Tobak often gets asked why she would write a book that glamourises conspicuous consumption, by people who, she says, have missed the point. “Or, people will ask me, if all these rappers come from such humble beginnings, why would they blow their money on this?
“There’s a lot of coded language that people use when they talk about wealth for people that have not traditionally had it. There is a lot of judgment around people making money and breaking through these barriers,” she says.
“It’s more about the person asking the question and what they view as the world order of capitalism. It means you don’t understand what it means to suddenly be in a position where you’ve transcended your circumstances.
“I think that’s a beautiful thing,” she continues. “And as complicated as it is, that’s the American dream. I think what this story does is force people to ask themselves – who is the American dream for? Who gets to have it?
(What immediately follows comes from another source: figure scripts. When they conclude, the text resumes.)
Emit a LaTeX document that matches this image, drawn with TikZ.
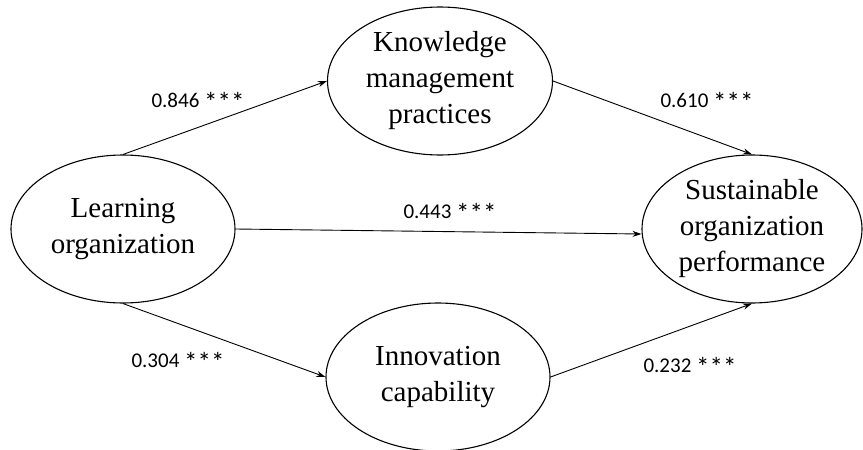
\documentclass[tikz,border=0pt]{standalone}
\usepackage{fontspec}
\setmainfont{Liberation Serif}
\newfontfamily\labelfont{Carlito}
\usetikzlibrary{shapes.geometric,arrows.meta}
\newcommand{\stars}{{\fontsize{27}{24}\selectfont\raisebox{-4pt}{***}}}
\tikzset{
  construct/.style={ellipse,draw,line width=1.1pt,inner sep=0pt,align=center,
    font=\fontsize{29}{36}\selectfont},
  path/.style={line width=0.9pt,-{Stealth[length=9pt,width=6pt]}},
  coef/.style={font=\labelfont\fontsize{21}{24}\selectfont,inner sep=0pt}
}
\begin{document}
\begin{tikzpicture}[x=1pt,y=-1pt]
\useasboundingbox (0,0) rectangle (863,450);
\node[construct,minimum width=224pt,minimum height=148pt] (lo) at (123,229) {Learning\\organization};
\node[construct,minimum width=225pt,minimum height=148pt] (kmp) at (440,81) {Knowledge\\management\\practices};
\node[construct,minimum width=220pt,minimum height=148pt] (sop) at (752,229) {Sustainable\\organization\\performance};
\node[construct,minimum width=224pt,minimum height=148pt] (ic) at (438,377) {Innovation\\capability};
\draw[path] (lo.north) -- (kmp.west);
\draw[path] (kmp.east) -- (sop.north);
\draw[path] (lo.east) -- ([yshift=-5pt]sop.west);
\draw[path] (lo.south) -- (ic.west);
\draw[path] (ic.east) -- (sop.south);
\node[coef,anchor=base] (c1) at (198,107) {0.846 \stars};
\node[coef,anchor=base] (c2) at (707,107) {0.610 \stars};
\node[coef,anchor=base] (c3) at (450,218) {0.443 \stars};
\node[coef,anchor=base] (c4) at (178,367) {0.304 \stars};
\node[coef,anchor=base] (c5) at (690,372) {0.232 \stars};
\end{tikzpicture}
\end{document}
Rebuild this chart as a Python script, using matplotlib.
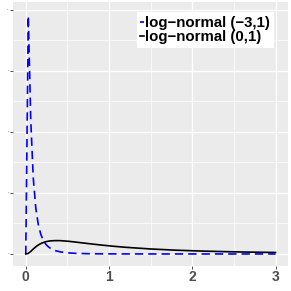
import matplotlib
matplotlib.use("Agg")
import matplotlib.pyplot as plt

# grid of x values and density values
x = [0, 0.03, 0.06, 0.09, 0.12, 0.15, 0.18, 0.21, 0.24, 0.27, 0.30, 0.36,
     0.42, 0.51, 0.60, 0.75, 0.90, 1.05, 1.2, 1.5, 1.8, 2.1, 2.4, 2.7, 3.0]
ln_m3 = [0, 11.7, 6.53, 3.72, 2.26, 1.45, 0.97, 0.675, 0.482, 0.354, 0.265, 0.157,
         0.098, 0.052, 0.030, 0.0135, 0.0067, 0.0035, 0.002, 0.0007, 0.0003, 0.0001, 0.0, 0.0, 0.0]
ln_0 = [0, 0.0285, 0.127, 0.244, 0.351, 0.440, 0.509, 0.562, 0.601, 0.627, 0.644, 0.657,
        0.652, 0.624, 0.584, 0.510, 0.441, 0.380, 0.327, 0.245, 0.186, 0.144, 0.113, 0.090, 0.0727]

x_ticks = [0, 1, 2, 3]
y_ticks = [0, 3, 6, 9, 12]

plt.rcParams['font.family'] = ['Liberation Sans', 'DejaVu Sans']

fig = plt.figure(figsize=(2.91, 2.91), dpi=100)
ax = fig.add_axes([0.0457, 0.086, 0.944, 0.906])
ax.set_facecolor('#EBEBEB')

ax.plot(x, ln_m3, color='blue', lw=1.2, ls=(0, (5, 3)), label='log\u2212normal (\u22123,1)')
ax.plot(x, ln_0, color='black', lw=1.2, label='log\u2212normal (0,1)')

ax.set_xlim(-0.15, 3.15)
ax.set_ylim(-0.59, 12.36)
ax.set_xticks(x_ticks)
ax.set_xticklabels([str(t) for t in x_ticks], fontsize=10, color='#4D4D4D', fontweight='bold')
ax.set_yticks(y_ticks)
ax.set_yticklabels([str(t) for t in y_ticks], fontsize=1.5, color='#4D4D4D')
ax.set_xticks([0.5, 1.5, 2.5], minor=True)
ax.set_yticks([1.5, 4.5, 7.5, 10.5], minor=True)
ax.grid(True, which='major', color='white', lw=1.0)
ax.grid(True, which='minor', color='white', lw=0.5)
ax.set_axisbelow(True)
ax.tick_params(which='major', length=2, width=0.6, color='#333333', pad=1)
ax.tick_params(which='minor', length=0)
for s in ax.spines.values():
    s.set_visible(False)

leg = ax.legend(loc='upper right', bbox_to_anchor=(0.949, 0.962),
                prop={'weight': 'bold', 'size': 10.8}, handlelength=0.27, handletextpad=0.07,
                labelspacing=0.0, borderpad=0.25, borderaxespad=0, frameon=True, fancybox=False)
leg.get_frame().set_facecolor('white')
leg.get_frame().set_edgecolor('none')
leg.get_frame().set_alpha(1)

fig.savefig('out.png', dpi=100)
It’s a much more complex story than conspicuous consumption.”
Canadian rapper Drake undoubtedly has the most impressive jewellery collection.
Among his many possessions is a 127.5 carat white diamond Homer necklace, estimated to be worth $2.3million, and the rapper was recently spotted shopping for a Life Cycle chain necklace by the Lebanese jeweller Nadine Ghosn, with prices starting at $38,680. He also owns the gold, diamond and ruby Crown ring designed and worn by Tupac Shakur during his final appearance in 1996.
When it came up for auction in July this year, Drake quietly dropped $1 million to ensure it was his.